Namun naasnya, tak ada satupun dari
mereka yang menolongnya.
Kasus Kitty Genovese membuktikan
fenomena apati warga kota besar. Sebuah istilah baru-pun muncul di
buku teks psikologi, yakni “bystander effect”. Selanjutnya, kasus
kematian gadis ini memicu munculnya apa yang kini disebut sebagai
....
911
Dear readers, welcome to the Dark Case.
Foto Kitty Genovese selama hidup
Catherine Genovese atau yang bisa
dipanggil dengan nama “Kitty” lahir di New York pada 1935 dari
keluarga imigran Italia. Tempatnya tinggal, yakni di Brooklyn,
dikenal sebagai tempat dengan angka kriminalitas tinggi. Ibu Kitty
bahkan kemudian memindahkan keluarganya, termasuk adik-adik Kitty, ke
negara bagian Connecticut karena ia sendiri pernah menyaksikan sebuah
aksi pembunuhan. Namun Kitty, yang kala itu baru saja lulus SMA
memutuskan tetap tinggal di New York dan mencari pekerjaan di sana.
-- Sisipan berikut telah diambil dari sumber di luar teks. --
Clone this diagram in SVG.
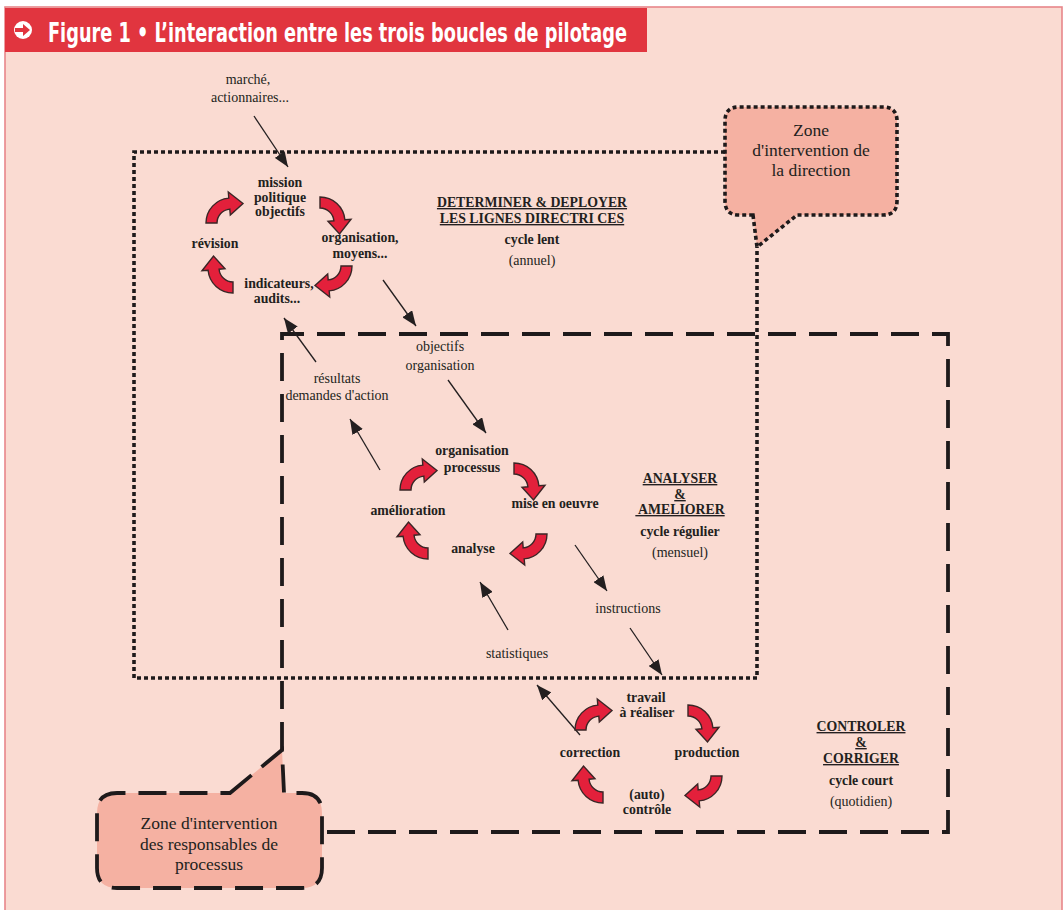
<svg xmlns="http://www.w3.org/2000/svg" xmlns:xlink="http://www.w3.org/1999/xlink" width="1064" height="910" viewBox="0 0 1064 910">
<defs>
<style>
.b{font-family:"Liberation Serif","Times New Roman",serif;font-weight:bold;font-size:13.8px;fill:#231f20;text-anchor:middle}
.r{font-family:"Liberation Serif","Times New Roman",serif;font-size:14px;fill:#231f20;text-anchor:middle}
.z{font-family:"Liberation Serif","Times New Roman",serif;font-size:17.5px;fill:#231f20;text-anchor:middle}
.u{text-decoration:underline}
.ln{stroke:#231f20;stroke-width:1.3;fill:none;marker-end:url(#ah)}
.cyc{fill:#e3203b;stroke:#3a2626;stroke-width:1.4;stroke-linejoin:miter}
.dot{fill:none;stroke:#1e1a1b;stroke-width:3.6;stroke-dasharray:4 3}
.dash{fill:none;stroke:#1e1a1b;stroke-width:3.8;stroke-dasharray:28 13}
.call{fill:#f5b1a2}
</style>
<marker id="ah" markerWidth="16" markerHeight="12" refX="15" refY="6" orient="auto" markerUnits="userSpaceOnUse">
<path d="M0,0 L15,6 L0,12 z" fill="#231f20"/>
</marker>
<path id="ca" d="M -25,0 A 25 25 0 0 1 -2.2,-24.9 L -2.7,-31 L 12,-19.5 L -0.7,-8 L -1.2,-13.9 A 14 14 0 0 0 -14,0 Z"/>
</defs>

<rect x="0" y="0" width="1064" height="910" fill="#ffffff"/>
<rect x="5" y="7" width="1057" height="910" fill="#fadbd2" stroke="#e8868a" stroke-width="1.6"/>

<g id="header">
<rect x="5" y="8" width="642" height="44" fill="#e1353f"/>
<circle cx="23" cy="30" r="9" fill="#ffffff"/>
<path d="M15,28 L23,28 L23,24 L30,30 L23,36 L23,32 L15,32 Z" fill="#e1353f"/>
<text x="48" y="42" font-family="'Liberation Sans Narrow','DejaVu Sans Condensed','Liberation Sans',sans-serif" font-weight="bold" font-size="27" fill="#ffffff" textLength="579" lengthAdjust="spacingAndGlyphs">Figure 1 • L’interaction entre les trois boucles de pilotage</text>
</g>

<g id="zones">
<path class="dot" d="M725,152 L134,152 L134,678 L757,678 L757,247"/>
<path class="dash" d="M282,750 L282,334 L948,334 L948,832 L322,832"/>
</g>

<g id="callout-direction">
<path class="call dot" style="fill:#f5b1a2" d="M753,215 L757,247 L797,215 L883,215 Q897,215 897,201 L897,121 Q897,107 883,107 L739,107 Q725,107 725,121 L725,201 Q725,215 739,215 Z"/>
<text class="z" x="811" y="136">Zone</text>
<text class="z" x="811" y="156">d'intervention de</text>
<text class="z" x="811" y="176">la direction</text>
</g>

<g id="callout-processus">
<path class="call dash" style="fill:#f5b1a2" d="M230,793 L282,750 L284,793 L302,793 Q322,793 322,813 L322,868 Q322,888 302,888 L117,888 Q97,888 97,868 L97,813 Q97,793 117,793 Z"/>
<text class="z" x="209" y="829">Zone d'intervention</text>
<text class="z" x="209" y="850">des responsables de</text>
<text class="z" x="209" y="870">processus</text>
</g>

<g id="connectors">
<line class="ln" x1="254" y1="116" x2="288" y2="167"/>
<line class="ln" x1="383" y1="280" x2="416" y2="326"/>
<line class="ln" x1="316" y1="362" x2="284" y2="318"/>
<line class="ln" x1="448" y1="380" x2="486" y2="433"/>
<line class="ln" x1="380" y1="470" x2="350" y2="419"/>
<line class="ln" x1="575" y1="545" x2="607" y2="591"/>
<line class="ln" x1="508" y1="630" x2="480" y2="582"/>
<line class="ln" x1="630" y1="628" x2="662" y2="675"/>
<line class="ln" x1="580" y1="735" x2="537" y2="685"/>
</g>

<g id="cycle-arrows">
<use class="cyc" href="#ca" xlink:href="#ca" transform="translate(231,223)"/>
<use class="cyc" href="#ca" xlink:href="#ca" transform="translate(320,222) rotate(90)"/>
<use class="cyc" href="#ca" xlink:href="#ca" transform="translate(327,266) rotate(180)"/>
<use class="cyc" href="#ca" xlink:href="#ca" transform="translate(233,268) rotate(270)"/>
<use class="cyc" href="#ca" xlink:href="#ca" transform="translate(425,490)"/>
<use class="cyc" href="#ca" xlink:href="#ca" transform="translate(514,488) rotate(90)"/>
<use class="cyc" href="#ca" xlink:href="#ca" transform="translate(522,534) rotate(180)"/>
<use class="cyc" href="#ca" xlink:href="#ca" transform="translate(428,534) rotate(270)"/>
<use class="cyc" href="#ca" xlink:href="#ca" transform="translate(600,730)"/>
<use class="cyc" href="#ca" xlink:href="#ca" transform="translate(688,730) rotate(90)"/>
<use class="cyc" href="#ca" xlink:href="#ca" transform="translate(697,776) rotate(180)"/>
<use class="cyc" href="#ca" xlink:href="#ca" transform="translate(603,778) rotate(270)"/>
</g>

<g id="annotations">
<text class="r" x="248" y="84">marché,</text>
<text class="r" x="250" y="102">actionnaires...</text>
<text class="r" x="440" y="351">objectifs</text>
<text class="r" x="440" y="370">organisation</text>
<text class="r" x="337" y="383">résultats</text>
<text class="r" x="337" y="400">demandes d'action</text>
<text class="r" x="628" y="613">instructions</text>
<text class="r" x="517" y="658">statistiques</text>
</g>

<g id="cycle-lent">
<text class="b" x="280" y="187">mission</text>
<text class="b" x="280" y="202">politique</text>
<text class="b" x="280" y="216">objectifs</text>
<text class="b" x="215" y="248">révision</text>
<text class="b" x="360" y="242">organisation,</text>
<text class="b" x="360" y="258">moyens...</text>
<text class="b" x="279" y="288">indicateurs,</text>
<text class="b" x="277" y="303">audits...</text>
<text class="b u" x="532" y="207">DETERMINER &amp; DEPLOYER</text>
<text class="b u" x="532" y="223">LES LIGNES DIRECTRI CES</text>
<text class="b" x="532" y="244">cycle lent</text>
<text class="r" x="532" y="265">(annuel)</text>
</g>

<g id="cycle-regulier">
<text class="b" x="472" y="455">organisation</text>
<text class="b" x="472" y="472">processus</text>
<text class="b" x="555" y="508">mise en oeuvre</text>
<text class="b" x="408" y="515">amélioration</text>
<text class="b" x="473" y="553">analyse</text>
<text class="b u" x="680" y="483">ANALYSER</text>
<text class="b u" x="680" y="499">&amp;</text>
<text class="b u" x="680" y="514" xml:space="preserve"> AMELIORER</text>
<text class="b" x="680" y="536">cycle régulier</text>
<text class="r" x="680" y="557">(mensuel)</text>
</g>

<g id="cycle-court">
<text class="b" x="646" y="702">travail</text>
<text class="b" x="647" y="717">à réaliser</text>
<text class="b" x="590" y="757">correction</text>
<text class="b" x="707" y="757">production</text>
<text class="b" x="647" y="799">(auto)</text>
<text class="b" x="647" y="814">contrôle</text>
<text class="b u" x="861" y="731">CONTROLER</text>
<text class="b u" x="861" y="747">&amp;</text>
<text class="b u" x="861" y="763">CORRIGER</text>
<text class="b" x="861" y="785">cycle court</text>
<text class="r" x="861" y="806">(quotidien)</text>
</g>
</svg>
Tentu saja, kota New York dengan gemerlapnya lebih menarik hati
seorang gadis remaja, apalagi ada begitu banyak kesempatan kerja yang
ia peroleh di sana.
Namun selain itu, Kitty ternyata juga
menyimpan sebuah rahasia kelam yang disembunyikannya dari
keluarganya. Kitty sebenarnya adalah penyuka sesama jenis dan
beruntung, ia bisa menemukan tambatan hatinya, seorang wanita bernama
Mary Ann Zielonko di New York. Itulah salah satu alasan ia tetap
tinggal di New York, walaupun angka kriminalitas di sana yang
mencemaskan. Gaya hidup bebasnya ini mungkin lebih bisa diterima di
kota metropolitan seperti New York, dimana para tetangganya saling
“cuek”, namun tentu saja takkan direstui oleh keluarga berdarah
Italia-nya yang dikenal sebagai penganut Katolik yang amat taat.
Sayang, keinginan Kitty untuk tinggal
di wilayah dengan para tetangganya mengurusi diri mereka sendiri
ketimbang urusan orang lain akan berbalik kepadanya bak bumerang.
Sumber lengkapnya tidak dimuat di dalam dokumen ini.